フランスでは言葉が全てであり、 いかなることも全て表現することができると思われている。 ドイツではファウストの冒頭で博士が"はじめに言葉ありき"と独白するように、 言葉を信仰するかのようないわば聖書そのものの考えである。 それに対して、 米国では言語が漠然としており、 意味が必ずしも明瞭でないことが多い。 また、 英国人は非常に外交的言辞に長じており、 言葉には裏がある。 それは今日のパレスチナ=イスラエル問題が英国の二枚舌のおかげで今なお続いていることに明らかである。 前田教授の話は以上のような内容であった。 要は、 前田教授が大平首相に伝えたかったことは、 西欧社会というのはアングロサクソン的な多少の歪みが出ているが、 言葉・約束については十分に責任を負っており、 相手にもそのことを求めるということである。 これは文明社会の共通のルールとも言える。 余談になるが、 大平首相の日本語は必ずしも明瞭でなく、 多くの人達はその真意を計ることに戸惑った位だから、 前田教授のアドバイスは誠に当を得たものであったと思う。
言論の自由は民主社会の基本的な自由として、 あくまでも尊重さるべきものであるが、 そのことは反面、 それぞれの言辞について発言者はあらゆる責任を持たされているということでもある。 言論の自由は民主社会の存立の基礎であり、濫用することなく必要な節度を守り、 皆で大切に温存しなければならない。 ところが、 わが国の最近の言論を見ていると、 国の最高機関である国会が選んだ首相等に対して、 十分な根拠も理由も示すことなく、 無能呼ばわりする言論が平気で横行している。 政治家の行動に不正が有り、 またそれに反対である時には、 相当の論拠を挙げて反論批判することは民主主義が基本的に認める特権である。 しかしそれは不当に何の理由もなく人格に関わるような言辞を弄することを認めるものではない。

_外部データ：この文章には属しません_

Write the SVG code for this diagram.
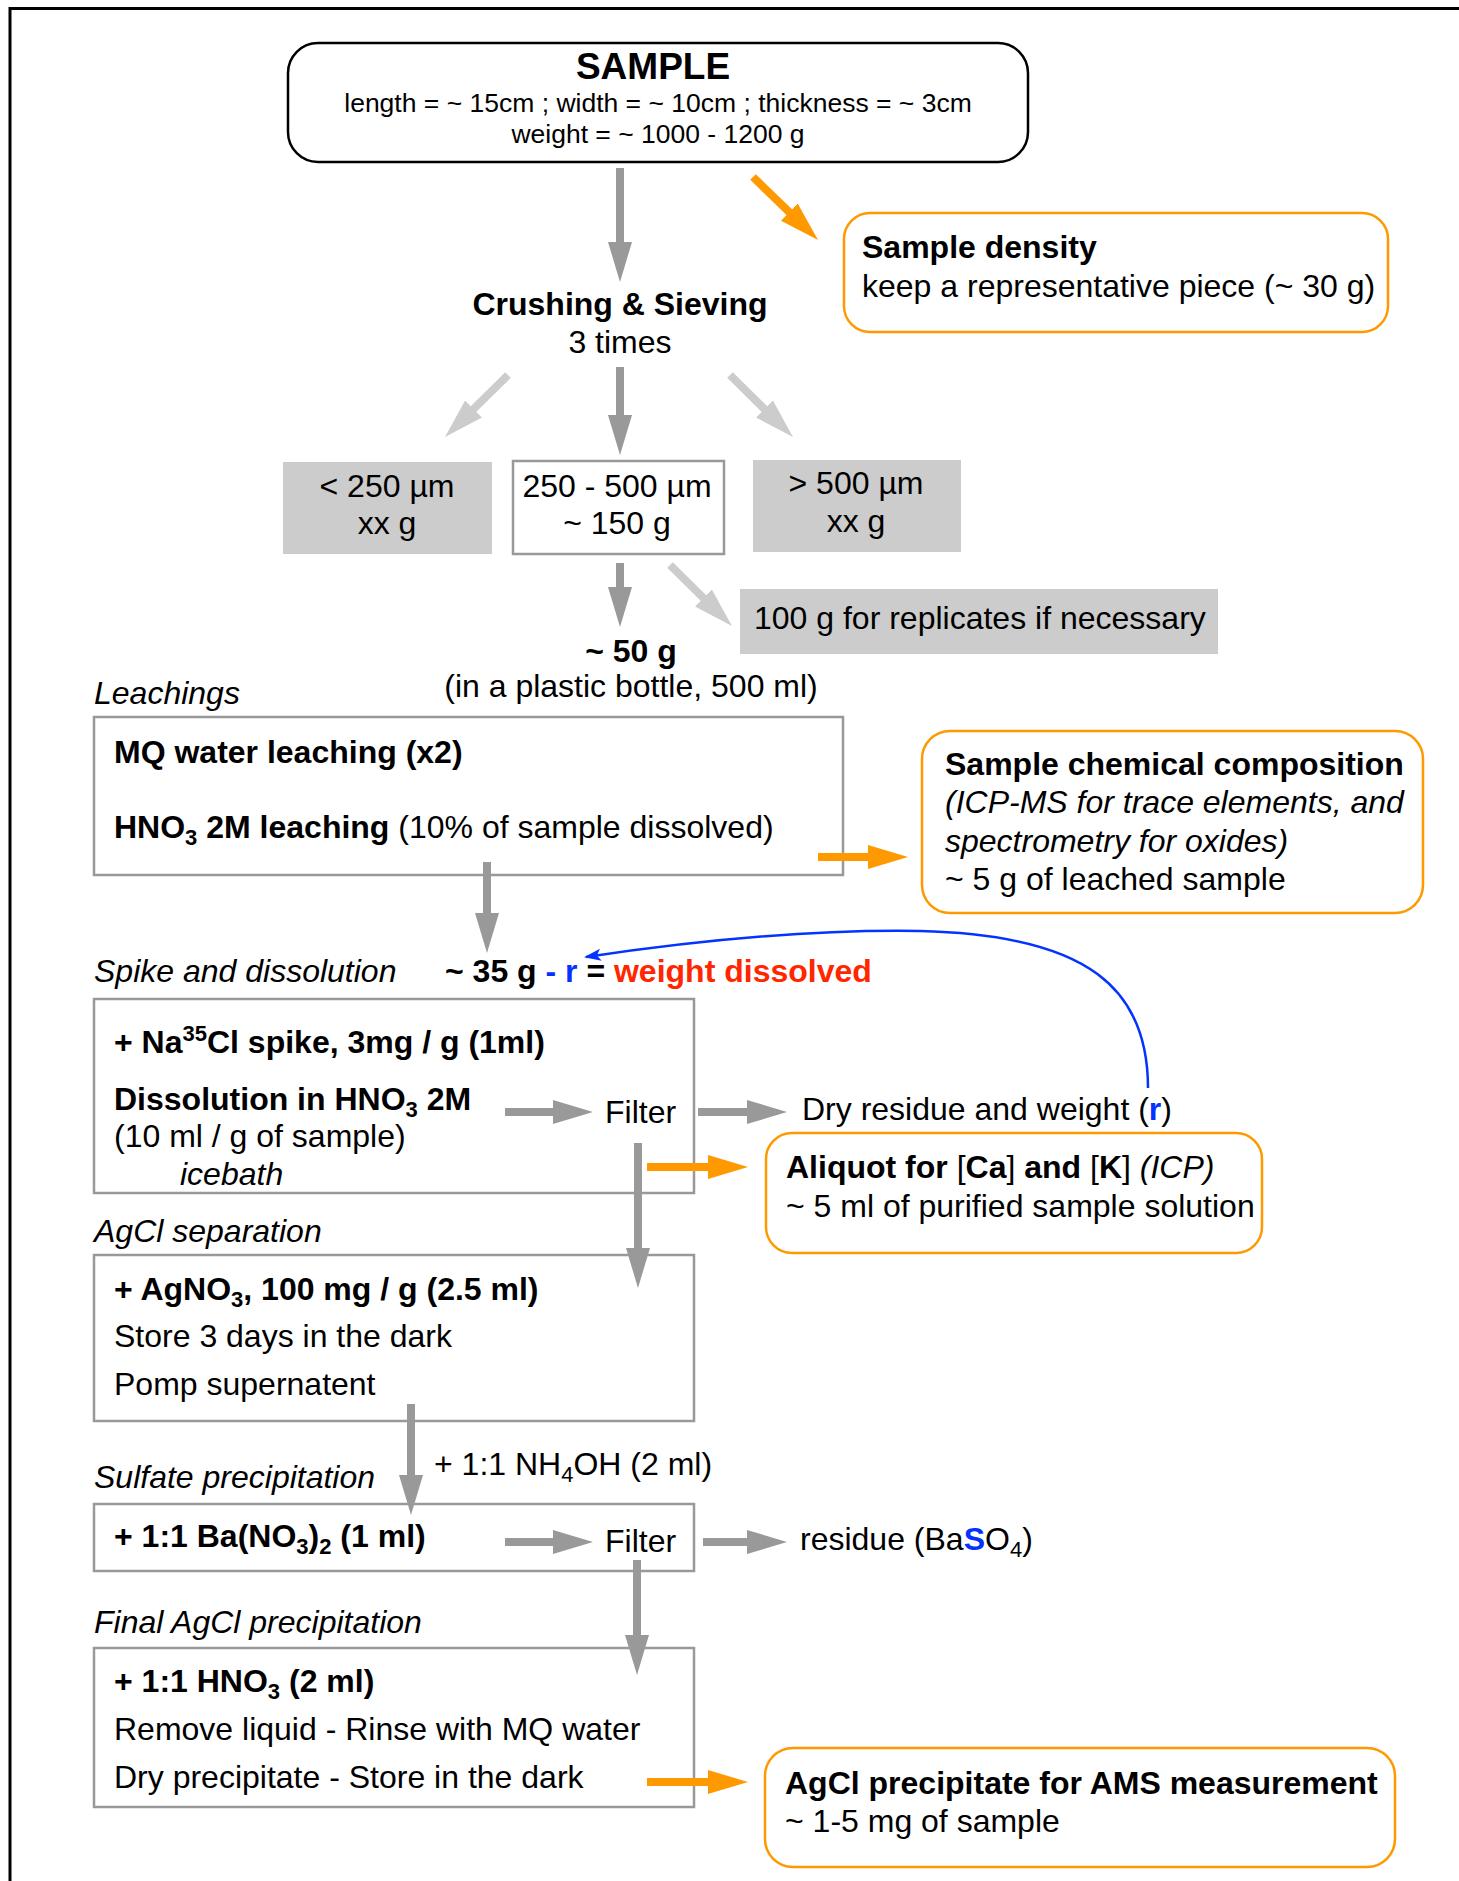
<svg xmlns="http://www.w3.org/2000/svg" width="1459" height="1881" viewBox="0 0 1459 1881">
<style>
text { font-family: "Liberation Sans", Arial, Helvetica, sans-serif; font-size: 32px; fill: #000; }
.b { font-weight: bold; }
.i { font-style: italic; }
.m { text-anchor: middle; }
.box { fill: #fff; stroke: #999; stroke-width: 2.5; }
.gbox { fill: #ccc; stroke: none; }
.obox { fill: #fff; stroke: #f90; stroke-width: 2.5; }
.ag { stroke: #999; stroke-width: 8; fill: none; marker-end: url(#hg); }
.al { stroke: #ccc; stroke-width: 8; fill: none; marker-end: url(#hl); }
.ao { stroke: #f90; stroke-width: 8; fill: none; marker-end: url(#ho); }
.ab { stroke: #0433ff; stroke-width: 2.5; fill: none; marker-end: url(#hb); }
.blue { fill: #0433ff; font-weight: bold; }
.red { fill: #ff2600; font-weight: bold; }
</style>
<defs>
<marker id="hg" markerUnits="userSpaceOnUse" markerWidth="42" markerHeight="26" refX="10" refY="13" orient="auto" viewBox="0 0 42 26"><path d="M0,1 L40,13 L0,25 Z" fill="#999"/></marker>
<marker id="hl" markerUnits="userSpaceOnUse" markerWidth="42" markerHeight="26" refX="10" refY="13" orient="auto" viewBox="0 0 42 26"><path d="M0,1 L40,13 L0,25 Z" fill="#ccc"/></marker>
<marker id="ho" markerUnits="userSpaceOnUse" markerWidth="42" markerHeight="26" refX="10" refY="13" orient="auto" viewBox="0 0 42 26"><path d="M0,1 L40,13 L0,25 Z" fill="#f90"/></marker>
<marker id="hb" markerUnits="userSpaceOnUse" markerWidth="18" markerHeight="14" refX="15" refY="7" orient="auto" viewBox="0 0 18 14"><path d="M0,1 L17,7 L0,13 L4,7 Z" fill="#0433ff"/></marker>
</defs>
<rect width="1459" height="1881" fill="#fff"/>
<path d="M10,1881 L10,8.5 L1459,8.5" fill="none" stroke="#000" stroke-width="3"/>

<g id="sample">
<rect x="288" y="43" width="740" height="119" rx="30" ry="30" fill="#fff" stroke="#000" stroke-width="2.5"/>
<text class="b m" x="653" y="79" style="font-size:37px">SAMPLE</text>
<text class="m" x="658" y="112" style="font-size:26.5px">length = ~ 15cm ; width = ~ 10cm ; thickness = ~ 3cm</text>
<text class="m" x="658" y="143" style="font-size:26.5px">weight = ~ 1000 - 1200 g</text>
</g>

<g id="density">
<rect x="844" y="213" width="544" height="119" rx="26" ry="26" class="obox"/>
<text class="b" x="862" y="258">Sample density</text>
<text x="862" y="297">keep a representative piece (~ 30 g)</text>
</g>

<g id="crushing">
<text class="b m" x="620" y="315">Crushing &amp; Sieving</text>
<text class="m" x="620" y="353">3 times</text>
</g>

<g id="fine">
<rect x="283" y="462" width="209" height="92" class="gbox"/>
<text class="m" x="387" y="497">&lt; 250 µm</text>
<text class="m" x="387" y="534">xx g</text>
</g>

<g id="middle">
<rect x="513" y="461" width="211" height="93" class="box"/>
<text class="m" x="617" y="497">250 - 500 µm</text>
<text class="m" x="617" y="534">~ 150 g</text>
</g>

<g id="coarse">
<rect x="753" y="460" width="208" height="92" class="gbox"/>
<text class="m" x="856" y="494">&gt; 500 µm</text>
<text class="m" x="856" y="532">xx g</text>
</g>

<g id="replicates">
<rect x="740" y="589" width="478" height="65" class="gbox"/>
<text x="754" y="629">100 g for replicates if necessary</text>
</g>

<g id="fifty">
<text class="b m" x="631" y="662">~ 50 g</text>
<text class="m" x="631" y="697">(in a plastic bottle, 500 ml)</text>
</g>

<g id="leachings">
<text class="i" x="94" y="704">Leachings</text>
<rect x="94" y="717" width="749" height="158" class="box"/>
<text class="b" x="114" y="763">MQ water leaching (x2)</text>
<text x="114" y="838"><tspan class="b">HNO<tspan dy="7" style="font-size:22px">3</tspan><tspan dy="-7"> 2M leaching</tspan></tspan> (10% of sample dissolved)</text>
</g>

<g id="chemical">
<rect x="922" y="731" width="501" height="182" rx="28" ry="28" class="obox"/>
<text class="b" x="945" y="775">Sample chemical composition</text>
<text class="i" x="945" y="813">(ICP-MS for trace elements, and</text>
<text class="i" x="945" y="852">spectrometry for oxides)</text>
<text x="945" y="890">~ 5 g of leached sample</text>
</g>

<g id="spike">
<text class="i" x="94" y="982">Spike and dissolution</text>
<text class="b" x="445" y="982">~ 35 g <tspan class="blue">- r</tspan> = <tspan class="red">weight dissolved</tspan></text>
<rect x="94" y="999" width="600" height="194" class="box"/>
<text class="b" x="114" y="1053">+ Na<tspan dy="-12" style="font-size:22px">35</tspan><tspan dy="12">Cl spike, 3mg / g (1ml)</tspan></text>
<text class="b" x="114" y="1110">Dissolution in HNO<tspan dy="7" style="font-size:22px">3</tspan><tspan dy="-7"> 2M</tspan></text>
<text x="114" y="1147">(10 ml / g of sample)</text>
<text class="i" x="180" y="1185">icebath</text>
<text x="605" y="1123">Filter</text>
</g>

<g id="dryresidue">
<text x="802" y="1120">Dry residue and weight (<tspan class="blue">r</tspan>)</text>
</g>

<g id="aliquot">
<rect x="766" y="1133" width="496" height="120" rx="26" ry="26" class="obox"/>
<text x="786" y="1178"><tspan class="b">Aliquot for </tspan>[<tspan class="b">Ca</tspan>]<tspan class="b"> and </tspan>[<tspan class="b">K</tspan>]<tspan class="i"> (ICP)</tspan></text>
<text x="786" y="1217">~ 5 ml of purified sample solution</text>
</g>

<g id="agcl">
<text class="i" x="94" y="1242">AgCl separation</text>
<rect x="94" y="1255" width="600" height="166" class="box"/>
<text class="b" x="114" y="1300">+ AgNO<tspan dy="7" style="font-size:22px">3</tspan><tspan dy="-7">, 100 mg / g (2.5 ml)</tspan></text>
<text x="114" y="1347">Store 3 days in the dark</text>
<text x="114" y="1395">Pomp supernatent</text>
</g>

<g id="nh4oh">
<text x="434" y="1475">+ 1:1 NH<tspan dy="7" style="font-size:22px">4</tspan><tspan dy="-7">OH (2 ml)</tspan></text>
</g>

<g id="sulfate">
<text class="i" x="94" y="1488">Sulfate precipitation</text>
<rect x="94" y="1504" width="600" height="67" class="box"/>
<text class="b" x="114" y="1547">+ 1:1 Ba(NO<tspan dy="7" style="font-size:22px">3</tspan><tspan dy="-7">)</tspan><tspan dy="7" style="font-size:22px">2</tspan><tspan dy="-7"> (1 ml)</tspan></text>
<text x="605" y="1552">Filter</text>
</g>

<g id="residue">
<text x="800" y="1550">residue (Ba<tspan class="blue">S</tspan>O<tspan dy="7" style="font-size:22px">4</tspan><tspan dy="-7">)</tspan></text>
</g>

<g id="final">
<text class="i" x="94" y="1633">Final AgCl precipitation</text>
<rect x="94" y="1648" width="600" height="159" class="box"/>
<text class="b" x="114" y="1692">+ 1:1 HNO<tspan dy="7" style="font-size:22px">3</tspan><tspan dy="-7"> (2 ml)</tspan></text>
<text x="114" y="1740">Remove liquid - Rinse with MQ water</text>
<text x="114" y="1788">Dry precipitate - Store in the dark</text>
</g>

<g id="ams">
<rect x="765" y="1748" width="630" height="119" rx="28" ry="28" class="obox"/>
<text class="b" x="785" y="1794">AgCl precipitate for AMS measurement</text>
<text x="785" y="1832">~ 1-5 mg of sample</text>
</g>

<g id="connectors">
<line class="ag" x1="620" y1="168" x2="620" y2="252"/>
<line class="ao" x1="753" y1="177" x2="796.5" y2="219.1"/>
<line class="ag" x1="620" y1="367" x2="620" y2="425"/>
<line class="al" x1="508" y1="375" x2="466.4" y2="416"/>
<line class="al" x1="730" y1="375" x2="771.6" y2="416"/>
<line class="ag" x1="620" y1="563" x2="620" y2="597"/>
<line class="al" x1="670" y1="565" x2="710.6" y2="605"/>
<line class="ag" x1="487" y1="862" x2="487" y2="923"/>
<line class="ao" x1="818" y1="857" x2="878" y2="857"/>
<line class="ag" x1="505" y1="1112" x2="563" y2="1112"/>
<line class="ag" x1="698" y1="1112" x2="757" y2="1112"/>
<line class="ag" x1="638" y1="1143" x2="638" y2="1258"/>
<line class="ao" x1="647" y1="1167" x2="718" y2="1167"/>
<line class="ag" x1="411" y1="1404" x2="411" y2="1485"/>
<line class="ag" x1="505" y1="1542" x2="563" y2="1542"/>
<line class="ag" x1="703" y1="1542" x2="757" y2="1542"/>
<line class="ag" x1="637" y1="1560" x2="637" y2="1645"/>
<line class="ao" x1="647" y1="1782" x2="718" y2="1782"/>
<path class="ab" d="M1148,1088 C1148,990 1090,935 920,931 C800,929 680,943 586,957"/>
</g>
</svg>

確かに芸能人の個人的トラブルが話題にされることについて日本社会は馴れきっており、 それは人格権の確立が十分でない日本では往々にして放任されてきた。 しかし、 それが今、 他の分野にまで蔓延して、 言論に対する信頼性を失わせるような事態にまで立ち至っている。


根拠のなく将来性の否定につなげる最近の言論
こうしたことは、 プライバシーにつながることにとどまらず、社会一般の現象、 端的には政治経済の現状に対する記述やまたその批判においても同様であり、 根拠も無く徒に雷同的で画一的な言論が多い。 日本経済の改革は遅々としており、 その将来の展望も予見し難いのも事実であるが、 今当面している困難や渋滞は世界経済環境の激変に伴い生じたものであり、 日本経済自体を新しい環境に適合させて行くための構造改革の最中であるという展望を多くは明らかにしていない。 これは日本国民あるいは日本経済の活力を自ら否認する愚である。 究極の成功を期待して当面の問題解決を避け、 徒に先送りしようとする国民の甘えのようなものに対して、 警告を発することは十分に意義あることであるが、 筆の勢いで将来性の否定にまで及ぶというのは事態を認識しない虚妄の議論といわざるを得ない。 また日本国民にとって真に生産的な言論活動とも思えない。 このように言えば、 「犬が人間を噛むことは記事にならないが、 人間が犬を噛めば記事になる」 というマスコミの皮肉な一面を知らないとか、 戦争中の国民精神に対する善導的政策だという批判もあろうが、 にもかかわらず最近の週刊誌等の言論はあまりにも日本自体を貶めるものといわねばならないだろう。 先の前田教授の言を俟つまでもなく、 特にマスコミの言論はそれ自体真実を伝えているものと仮定され、 一般の人々はそれが真実であると思うのが世界の風潮である。 そのことを踏まえれば、 日本の言論は正当な軌道を逸しているといわざるを得ない。